**Task to carry out:** Return all of the data exactly as written, without the pictures.

**Information supplied:**
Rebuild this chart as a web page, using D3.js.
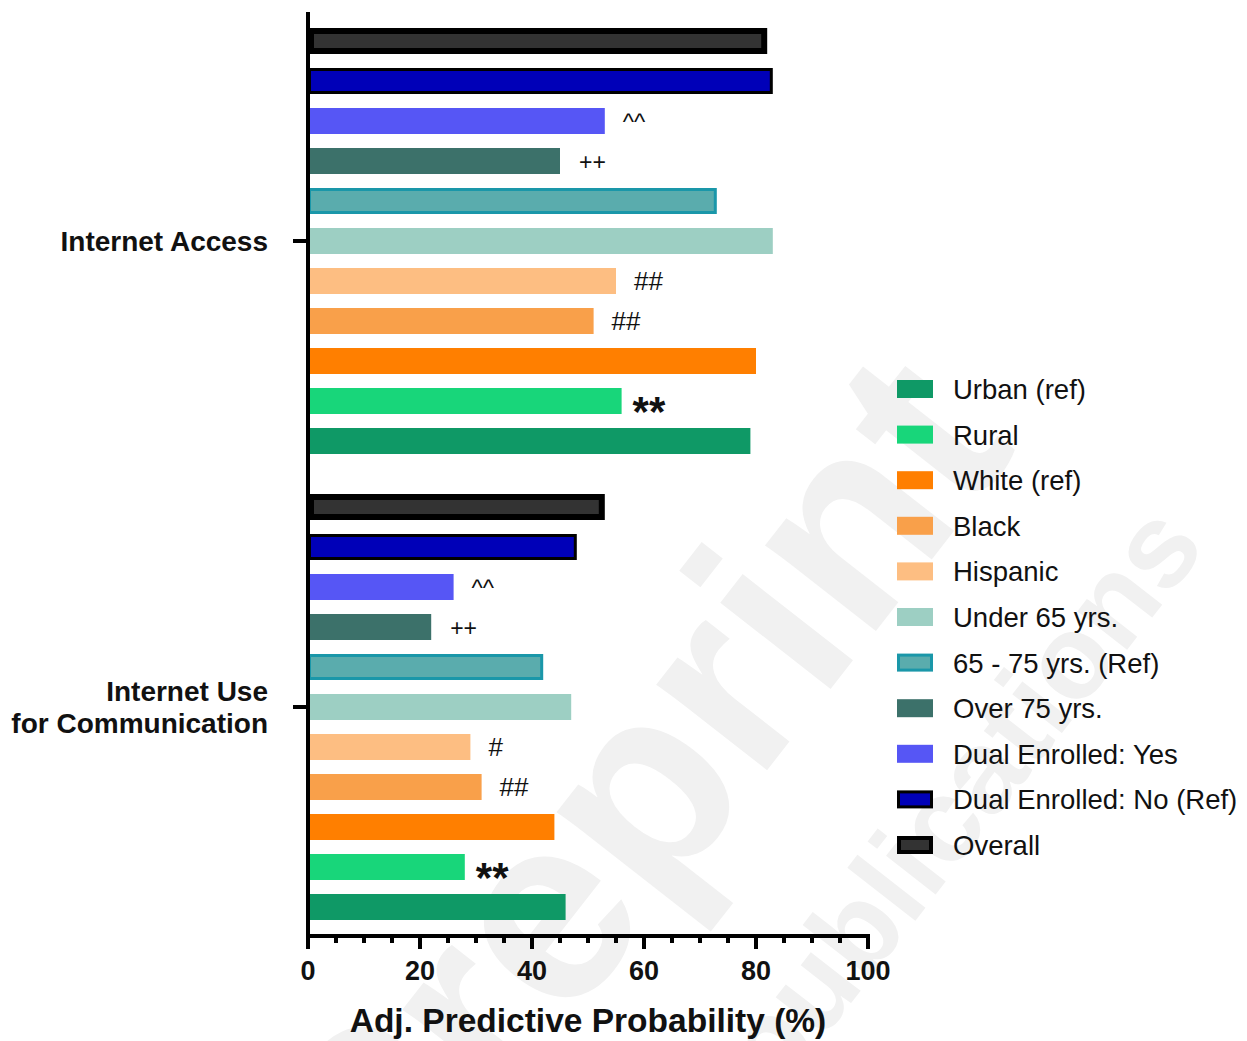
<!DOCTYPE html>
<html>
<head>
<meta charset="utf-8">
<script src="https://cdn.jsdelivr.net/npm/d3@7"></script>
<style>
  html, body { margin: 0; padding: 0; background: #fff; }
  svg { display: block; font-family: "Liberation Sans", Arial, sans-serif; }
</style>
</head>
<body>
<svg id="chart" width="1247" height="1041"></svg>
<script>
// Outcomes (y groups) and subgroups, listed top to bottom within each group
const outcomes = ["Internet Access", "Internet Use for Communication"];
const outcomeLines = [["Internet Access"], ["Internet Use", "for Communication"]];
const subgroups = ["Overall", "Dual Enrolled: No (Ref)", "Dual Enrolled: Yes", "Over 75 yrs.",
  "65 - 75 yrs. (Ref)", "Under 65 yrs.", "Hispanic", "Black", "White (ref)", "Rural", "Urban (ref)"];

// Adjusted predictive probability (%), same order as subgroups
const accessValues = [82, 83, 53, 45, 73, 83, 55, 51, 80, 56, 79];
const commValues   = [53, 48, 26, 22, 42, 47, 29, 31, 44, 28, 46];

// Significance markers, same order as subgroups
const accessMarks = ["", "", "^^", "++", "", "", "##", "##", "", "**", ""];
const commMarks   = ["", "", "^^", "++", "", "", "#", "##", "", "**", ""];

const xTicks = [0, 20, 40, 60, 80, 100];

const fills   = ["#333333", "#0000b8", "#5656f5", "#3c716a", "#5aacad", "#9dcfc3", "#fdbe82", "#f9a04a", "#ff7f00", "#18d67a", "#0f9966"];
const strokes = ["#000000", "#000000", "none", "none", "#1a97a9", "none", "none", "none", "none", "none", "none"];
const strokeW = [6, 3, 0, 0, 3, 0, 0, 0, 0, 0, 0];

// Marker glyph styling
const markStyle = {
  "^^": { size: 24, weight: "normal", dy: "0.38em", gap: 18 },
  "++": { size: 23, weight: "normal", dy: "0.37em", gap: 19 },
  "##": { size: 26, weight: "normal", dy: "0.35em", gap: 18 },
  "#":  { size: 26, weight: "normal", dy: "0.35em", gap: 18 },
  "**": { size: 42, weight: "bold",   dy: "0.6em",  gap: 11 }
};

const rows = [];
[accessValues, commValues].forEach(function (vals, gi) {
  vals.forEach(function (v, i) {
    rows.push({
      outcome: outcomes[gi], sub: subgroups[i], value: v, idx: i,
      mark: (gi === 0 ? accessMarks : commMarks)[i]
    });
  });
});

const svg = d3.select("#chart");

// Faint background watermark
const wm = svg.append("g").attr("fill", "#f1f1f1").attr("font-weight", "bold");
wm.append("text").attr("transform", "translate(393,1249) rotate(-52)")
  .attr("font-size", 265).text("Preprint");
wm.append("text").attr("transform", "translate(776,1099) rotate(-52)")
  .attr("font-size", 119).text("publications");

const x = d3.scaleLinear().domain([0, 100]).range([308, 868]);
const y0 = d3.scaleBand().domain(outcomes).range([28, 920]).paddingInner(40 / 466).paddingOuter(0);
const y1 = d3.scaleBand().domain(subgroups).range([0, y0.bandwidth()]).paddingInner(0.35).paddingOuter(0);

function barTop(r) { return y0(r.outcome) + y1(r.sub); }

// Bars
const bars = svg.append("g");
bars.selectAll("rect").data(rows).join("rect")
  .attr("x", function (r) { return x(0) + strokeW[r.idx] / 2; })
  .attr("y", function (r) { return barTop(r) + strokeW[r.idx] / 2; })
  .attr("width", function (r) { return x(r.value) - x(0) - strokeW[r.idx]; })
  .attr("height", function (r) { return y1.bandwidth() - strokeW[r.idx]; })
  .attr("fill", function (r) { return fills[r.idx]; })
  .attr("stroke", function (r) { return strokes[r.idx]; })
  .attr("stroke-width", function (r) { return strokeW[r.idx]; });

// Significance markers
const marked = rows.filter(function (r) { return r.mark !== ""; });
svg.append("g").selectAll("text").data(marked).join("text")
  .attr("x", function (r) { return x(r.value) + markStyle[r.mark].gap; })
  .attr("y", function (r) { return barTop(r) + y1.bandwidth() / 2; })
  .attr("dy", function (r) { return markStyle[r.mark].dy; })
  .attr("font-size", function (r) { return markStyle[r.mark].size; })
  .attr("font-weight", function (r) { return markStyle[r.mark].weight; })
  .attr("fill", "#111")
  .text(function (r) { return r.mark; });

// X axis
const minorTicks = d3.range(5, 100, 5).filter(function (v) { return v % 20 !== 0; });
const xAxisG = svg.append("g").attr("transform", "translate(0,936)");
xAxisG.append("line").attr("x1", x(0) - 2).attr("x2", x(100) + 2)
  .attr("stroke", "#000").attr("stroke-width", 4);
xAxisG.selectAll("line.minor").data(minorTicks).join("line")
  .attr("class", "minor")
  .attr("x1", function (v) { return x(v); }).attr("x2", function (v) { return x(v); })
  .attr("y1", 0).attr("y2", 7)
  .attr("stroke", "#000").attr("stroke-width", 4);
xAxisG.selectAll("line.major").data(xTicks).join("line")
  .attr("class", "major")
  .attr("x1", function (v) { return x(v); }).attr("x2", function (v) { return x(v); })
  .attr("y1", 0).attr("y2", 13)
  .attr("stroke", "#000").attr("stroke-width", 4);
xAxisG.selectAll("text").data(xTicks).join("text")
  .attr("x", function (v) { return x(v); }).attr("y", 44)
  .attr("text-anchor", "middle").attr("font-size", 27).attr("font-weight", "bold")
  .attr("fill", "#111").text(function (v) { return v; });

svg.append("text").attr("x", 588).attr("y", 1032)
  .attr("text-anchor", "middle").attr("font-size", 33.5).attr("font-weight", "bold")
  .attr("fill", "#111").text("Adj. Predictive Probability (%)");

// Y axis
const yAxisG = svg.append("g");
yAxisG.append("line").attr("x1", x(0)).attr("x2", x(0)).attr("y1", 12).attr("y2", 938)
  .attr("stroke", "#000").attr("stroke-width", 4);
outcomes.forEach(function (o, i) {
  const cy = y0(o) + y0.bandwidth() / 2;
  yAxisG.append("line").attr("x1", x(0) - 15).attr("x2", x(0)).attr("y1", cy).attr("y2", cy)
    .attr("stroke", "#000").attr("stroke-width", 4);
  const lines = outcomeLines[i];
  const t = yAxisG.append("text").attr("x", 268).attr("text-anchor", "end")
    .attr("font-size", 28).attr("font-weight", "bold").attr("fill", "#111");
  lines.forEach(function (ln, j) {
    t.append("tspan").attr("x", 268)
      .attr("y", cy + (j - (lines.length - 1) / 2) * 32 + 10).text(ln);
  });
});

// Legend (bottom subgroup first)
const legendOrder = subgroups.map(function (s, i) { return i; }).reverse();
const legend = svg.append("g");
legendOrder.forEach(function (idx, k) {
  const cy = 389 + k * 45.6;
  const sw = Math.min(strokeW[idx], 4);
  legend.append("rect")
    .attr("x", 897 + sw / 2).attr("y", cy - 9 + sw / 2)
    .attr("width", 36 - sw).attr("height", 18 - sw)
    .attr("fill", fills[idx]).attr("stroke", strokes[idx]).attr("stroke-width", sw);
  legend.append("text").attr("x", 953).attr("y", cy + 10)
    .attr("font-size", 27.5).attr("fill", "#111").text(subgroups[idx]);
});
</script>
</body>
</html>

**Written response:**
Rebuild this chart as a web page, using D3.js.
<!DOCTYPE html>
<html>
<head>
<meta charset="utf-8">
<script src="https://cdn.jsdelivr.net/npm/d3@7"></script>
<style>
  html, body { margin: 0; padding: 0; background: #fff; }
  svg { display: block; font-family: "Liberation Sans", Arial, sans-serif; }
</style>
</head>
<body>
<svg id="chart" width="1247" height="1041"></svg>
<script>
// Outcomes (y groups) and subgroups, listed top to bottom within each group
const outcomes = ["Internet Access", "Internet Use for Communication"];
const outcomeLines = [["Internet Access"], ["Internet Use", "for Communication"]];
const subgroups = ["Overall", "Dual Enrolled: No (Ref)", "Dual Enrolled: Yes", "Over 75 yrs.",
  "65 - 75 yrs. (Ref)", "Under 65 yrs.", "Hispanic", "Black", "White (ref)", "Rural", "Urban (ref)"];

// Adjusted predictive probability (%), same order as subgroups
const accessValues = [82, 83, 53, 45, 73, 83, 55, 51, 80, 56, 79];
const commValues   = [53, 48, 26, 22, 42, 47, 29, 31, 44, 28, 46];

// Significance markers, same order as subgroups
const accessMarks = ["", "", "^^", "++", "", "", "##", "##", "", "**", ""];
const commMarks   = ["", "", "^^", "++", "", "", "#", "##", "", "**", ""];

const xTicks = [0, 20, 40, 60, 80, 100];

const fills   = ["#333333", "#0000b8", "#5656f5", "#3c716a", "#5aacad", "#9dcfc3", "#fdbe82", "#f9a04a", "#ff7f00", "#18d67a", "#0f9966"];
const strokes = ["#000000", "#000000", "none", "none", "#1a97a9", "none", "none", "none", "none", "none", "none"];
const strokeW = [6, 3, 0, 0, 3, 0, 0, 0, 0, 0, 0];

// Marker glyph styling
const markStyle = {
  "^^": { size: 24, weight: "normal", dy: "0.38em", gap: 18 },
  "++": { size: 23, weight: "normal", dy: "0.37em", gap: 19 },
  "##": { size: 26, weight: "normal", dy: "0.35em", gap: 18 },
  "#":  { size: 26, weight: "normal", dy: "0.35em", gap: 18 },
  "**": { size: 42, weight: "bold",   dy: "0.6em",  gap: 11 }
};

const rows = [];
[accessValues, commValues].forEach(function (vals, gi) {
  vals.forEach(function (v, i) {
    rows.push({
      outcome: outcomes[gi], sub: subgroups[i], value: v, idx: i,
      mark: (gi === 0 ? accessMarks : commMarks)[i]
    });
  });
});

const svg = d3.select("#chart");

// Faint background watermark
const wm = svg.append("g").attr("fill", "#f1f1f1").attr("font-weight", "bold");
wm.append("text").attr("transform", "translate(393,1249) rotate(-52)")
  .attr("font-size", 265).text("Preprint");
wm.append("text").attr("transform", "translate(776,1099) rotate(-52)")
  .attr("font-size", 119).text("publications");

const x = d3.scaleLinear().domain([0, 100]).range([308, 868]);
const y0 = d3.scaleBand().domain(outcomes).range([28, 920]).paddingInner(40 / 466).paddingOuter(0);
const y1 = d3.scaleBand().domain(subgroups).range([0, y0.bandwidth()]).paddingInner(0.35).paddingOuter(0);

function barTop(r) { return y0(r.outcome) + y1(r.sub); }

// Bars
const bars = svg.append("g");
bars.selectAll("rect").data(rows).join("rect")
  .attr("x", function (r) { return x(0) + strokeW[r.idx] / 2; })
  .attr("y", function (r) { return barTop(r) + strokeW[r.idx] / 2; })
  .attr("width", function (r) { return x(r.value) - x(0) - strokeW[r.idx]; })
  .attr("height", function (r) { return y1.bandwidth() - strokeW[r.idx]; })
  .attr("fill", function (r) { return fills[r.idx]; })
  .attr("stroke", function (r) { return strokes[r.idx]; })
  .attr("stroke-width", function (r) { return strokeW[r.idx]; });

// Significance markers
const marked = rows.filter(function (r) { return r.mark !== ""; });
svg.append("g").selectAll("text").data(marked).join("text")
  .attr("x", function (r) { return x(r.value) + markStyle[r.mark].gap; })
  .attr("y", function (r) { return barTop(r) + y1.bandwidth() / 2; })
  .attr("dy", function (r) { return markStyle[r.mark].dy; })
  .attr("font-size", function (r) { return markStyle[r.mark].size; })
  .attr("font-weight", function (r) { return markStyle[r.mark].weight; })
  .attr("fill", "#111")
  .text(function (r) { return r.mark; });

// X axis
const minorTicks = d3.range(5, 100, 5).filter(function (v) { return v % 20 !== 0; });
const xAxisG = svg.append("g").attr("transform", "translate(0,936)");
xAxisG.append("line").attr("x1", x(0) - 2).attr("x2", x(100) + 2)
  .attr("stroke", "#000").attr("stroke-width", 4);
xAxisG.selectAll("line.minor").data(minorTicks).join("line")
  .attr("class", "minor")
  .attr("x1", function (v) { return x(v); }).attr("x2", function (v) { return x(v); })
  .attr("y1", 0).attr("y2", 7)
  .attr("stroke", "#000").attr("stroke-width", 4);
xAxisG.selectAll("line.major").data(xTicks).join("line")
  .attr("class", "major")
  .attr("x1", function (v) { return x(v); }).attr("x2", function (v) { return x(v); })
  .attr("y1", 0).attr("y2", 13)
  .attr("stroke", "#000").attr("stroke-width", 4);
xAxisG.selectAll("text").data(xTicks).join("text")
  .attr("x", function (v) { return x(v); }).attr("y", 44)
  .attr("text-anchor", "middle").attr("font-size", 27).attr("font-weight", "bold")
  .attr("fill", "#111").text(function (v) { return v; });

svg.append("text").attr("x", 588).attr("y", 1032)
  .attr("text-anchor", "middle").attr("font-size", 33.5).attr("font-weight", "bold")
  .attr("fill", "#111").text("Adj. Predictive Probability (%)");

// Y axis
const yAxisG = svg.append("g");
yAxisG.append("line").attr("x1", x(0)).attr("x2", x(0)).attr("y1", 12).attr("y2", 938)
  .attr("stroke", "#000").attr("stroke-width", 4);
outcomes.forEach(function (o, i) {
  const cy = y0(o) + y0.bandwidth() / 2;
  yAxisG.append("line").attr("x1", x(0) - 15).attr("x2", x(0)).attr("y1", cy).attr("y2", cy)
    .attr("stroke", "#000").attr("stroke-width", 4);
  const lines = outcomeLines[i];
  const t = yAxisG.append("text").attr("x", 268).attr("text-anchor", "end")
    .attr("font-size", 28).attr("font-weight", "bold").attr("fill", "#111");
  lines.forEach(function (ln, j) {
    t.append("tspan").attr("x", 268)
      .attr("y", cy + (j - (lines.length - 1) / 2) * 32 + 10).text(ln);
  });
});

// Legend (bottom subgroup first)
const legendOrder = subgroups.map(function (s, i) { return i; }).reverse();
const legend = svg.append("g");
legendOrder.forEach(function (idx, k) {
  const cy = 389 + k * 45.6;
  const sw = Math.min(strokeW[idx], 4);
  legend.append("rect")
    .attr("x", 897 + sw / 2).attr("y", cy - 9 + sw / 2)
    .attr("width", 36 - sw).attr("height", 18 - sw)
    .attr("fill", fills[idx]).attr("stroke", strokes[idx]).attr("stroke-width", sw);
  legend.append("text").attr("x", 953).attr("y", cy + 10)
    .attr("font-size", 27.5).attr("fill", "#111").text(subgroups[idx]);
});
</script>
</body>
</html>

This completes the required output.